The collective stress we are all facing together is similar to a wartime situation, when people were forced into hiding and and were restricted from leaving their homes. This time, the big brother is not the government or gestapos, but an invisible weapon that potentially anyone could be carrying.

So, in the face of these uncontrollable circumstances, what can we do to mitigate the burden of uncertainty? I am certainly no expert, but here’s what I have found to be somewhat helpful:

  • Do something to treat yourself: whether it’s through food or entertainment, it’s important we attempt to cheer ourselves up.
  • Remember that you don’t have to come out of this crisis with a new skill, rapid inner transformation, or anything like that. Focus on adapting to each day as it comes.
  • We may be experiencing grief, fear, and irritation, but elevating ourselves with hope, gratitude, and some humor can lighten your day.
  • Try to distract yourself from the news. It’s good to stay informed, especially about what’s happening in your local community, but it’s a slippery slope, so it’s helpful to limit it to once a day. We are what we give our attention to.
  • Consider calling people, especially while doing mundane actives like cleaning and cooking. This can help add normalcy and connection to your life. Growing up, my family always gave each other company while we cleaned the kitchen, or cooked, and that made the seemingly mundane chores more fun. Recently, a good childhood friend of mine and I have been calling each other every day, and just the other day, doing the dishes felt a lot better while face-timing with her. 

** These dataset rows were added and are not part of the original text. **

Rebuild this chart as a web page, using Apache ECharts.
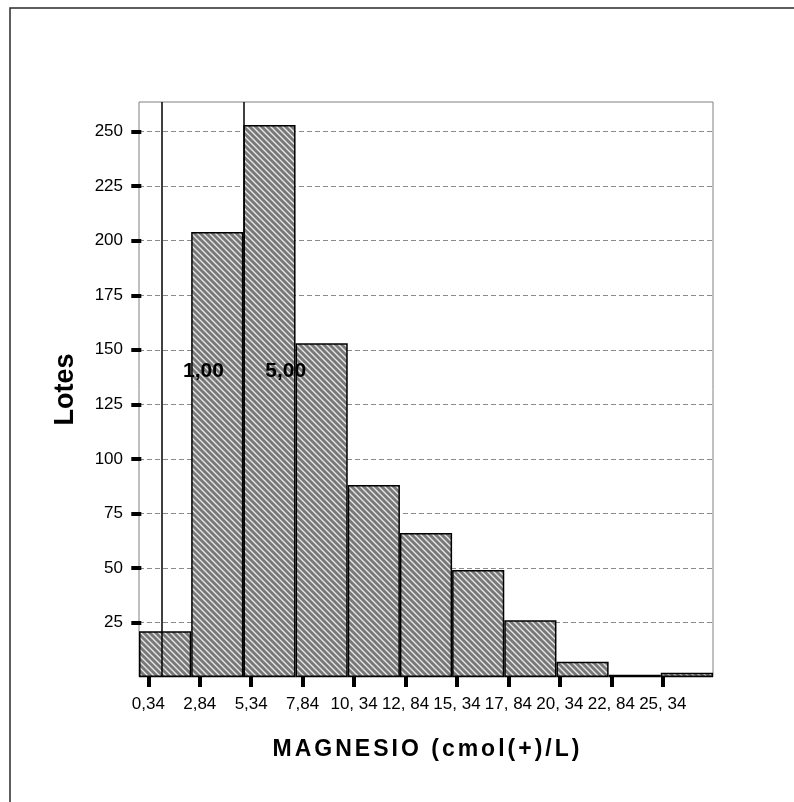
<!DOCTYPE html>
<html>
<head>
<meta charset="utf-8">
<script src="https://cdn.jsdelivr.net/npm/echarts@6/dist/echarts.min.js"></script>
<style>
  html, body { margin: 0; padding: 0; background: #ffffff; }
  #chart { width: 794px; height: 802px; }
</style>
</head>
<body>
<div id="chart"></div>
<script>
// Histogram of magnesium per lot: one count per 2.5-wide bin
const binLabels = ['0,34', '2,84', '5,34', '7,84', '10, 34', '12, 84', '15, 34', '17, 84', '20, 34', '22, 84', '25, 34'];
const counts = [21, 204, 253, 153, 88, 66, 49, 26, 7, 1, 2];

// Tick positions on the magnesium scale and their printed labels
const tickValues = [0.34, 2.84, 5.34, 7.84, 10.34, 12.84, 15.34, 17.84, 20.34, 22.84, 25.34];
const tickLabels = ['0,34', '2,84', '5,34', '7,84', '10, 34', '12, 84', '15, 34', '17, 84', '20, 34', '22, 84', '25, 34'];

// Count axis ticks
const yTicks = [25, 50, 75, 100, 125, 150, 175, 200, 225, 250];

// Reference thresholds drawn as vertical lines
const refLines = [1, 5];

const xTitle = 'MAGNESIO (cmol(+)/L)';
const yTitle = 'Lotes';

const FONT = '"Liberation Sans", Arial, sans-serif';

// Grey fill with light diagonal hatching
function hatchTile() {
  const n = 6;
  const c = document.createElement('canvas');
  c.width = n; c.height = n;
  const ctx = c.getContext('2d');
  const img = ctx.createImageData(n, n);
  for (let y = 0; y < n; y++) {
    for (let x = 0; x < n; x++) {
      const d = ((x - y) % n + n) % n;
      const v = d === 0 ? 232 : (d === 1 || d === n - 1) ? 172 : 120;
      const i = (y * n + x) * 4;
      img.data[i] = v; img.data[i + 1] = v; img.data[i + 2] = v; img.data[i + 3] = 255;
    }
  }
  ctx.putImageData(img, 0, 0);
  return c;
}

// Axis title set letter by letter so it can be tracked out
const spacedTitle = xTitle.split('').map(ch => '{c|' + ch + '}').join('');

const refText = refLines.map(v => [v + 2.02, 140, v.toFixed(2).replace('.', ',')]);

const chart = echarts.init(document.getElementById('chart'), null, { renderer: 'canvas' });
chart.setOption({
  animation: false,
  backgroundColor: '#ffffff',
  graphic: [{
    type: 'rect',
    shape: { x: 10, y: 8, width: 900, height: 900 },
    style: { fill: 'none', stroke: '#2a2a2a', lineWidth: 1.5 },
    silent: true, z: -10
  }],
  grid: {
    left: 139, top: 102, right: 81, bottom: 125,
    show: true, borderColor: '#808080', borderWidth: 1, backgroundColor: 'transparent'
  },
  xAxis: [{
    type: 'category',
    data: binLabels,
    show: false,
    boundaryGap: true
  }, {
    type: 'value',
    position: 'bottom',
    min: -0.112, max: 27.78,
    axisLine: { show: false },
    splitLine: { show: false },
    axisTick: {
      show: true, customValues: tickValues, length: 10, inside: false,
      lineStyle: { color: '#000', width: 4 }
    },
    axisLabel: {
      show: true, customValues: tickValues, margin: 19,
      color: '#000', fontSize: 17, fontFamily: FONT,
      formatter: v => tickLabels[tickValues.findIndex(t => Math.abs(t - v) < 1e-6)] || ''
    },
    name: spacedTitle,
    nameLocation: 'middle',
    nameGap: 61,
    nameTextStyle: {
      color: '#000', fontSize: 23, fontWeight: 'bold', fontFamily: FONT,
      rich: {
        c: { color: '#000', fontSize: 23, fontWeight: 'bold', fontFamily: FONT, padding: [0, 1.5, 0, 1.5] }
      }
    }
  }],
  yAxis: {
    type: 'value',
    min: 0, max: 263.6,
    axisLine: { show: false },
    axisTick: {
      show: true, customValues: yTicks, length: 10,
      lineStyle: { color: '#000', width: 4 }
    },
    axisLabel: {
      show: true, customValues: yTicks, margin: 16,
      color: '#000', fontSize: 17, fontFamily: FONT
    },
    splitLine: {
      show: true, customValues: yTicks,
      lineStyle: { color: '#8a8a8a', width: 1.2, type: [5, 3] }
    },
    name: yTitle,
    nameLocation: 'middle',
    nameGap: 60,
    nameTextStyle: { color: '#000', fontSize: 27, fontWeight: 'bold', fontFamily: FONT }
  },
  series: [{
    type: 'bar',
    xAxisIndex: 0,
    data: counts,
    barWidth: '100%',
    barCategoryGap: 0,
    itemStyle: {
      color: { image: hatchTile(), repeat: 'repeat' },
      borderColor: '#000',
      borderWidth: 1.5
    },
    z: 2
  }, {
    type: 'scatter',
    xAxisIndex: 1,
    data: refText,
    symbolSize: 0,
    itemStyle: { opacity: 1 },
    label: {
      show: true, position: 'inside', opacity: 1,
      formatter: p => p.data[2],
      color: '#000', fontSize: 21, fontWeight: 'bold', fontFamily: FONT
    },
    markLine: {
      silent: true,
      symbol: ['none', 'none'],
      label: { show: false },
      lineStyle: { color: '#000', width: 1.5, type: 'solid' },
      data: refLines.map(v => ({ xAxis: v }))
    },
    z: 5
  }]
});
</script>
</body>
</html>
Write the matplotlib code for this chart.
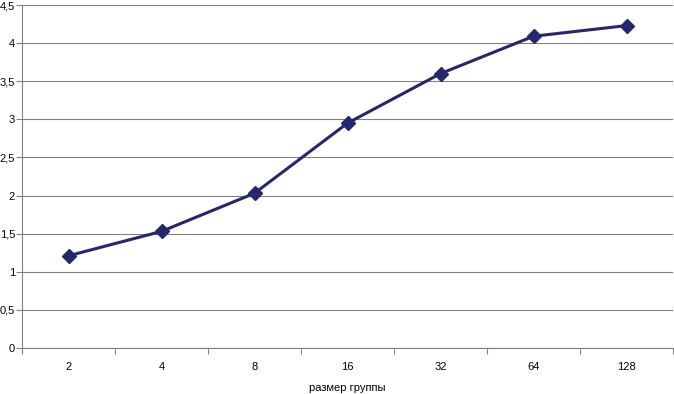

Above all, remember that these are unprecedented times for each of one us, and there is no hack to rise above this. Each day is different. You may be having a stable day today, but you could wake up tomorrow with heightened anxiety. Similarly, you could be having a difficult day, and wake up tomorrow feeling calm and hopeful.

If it is possible to collective grieve together, it is also possible to collectively rise together.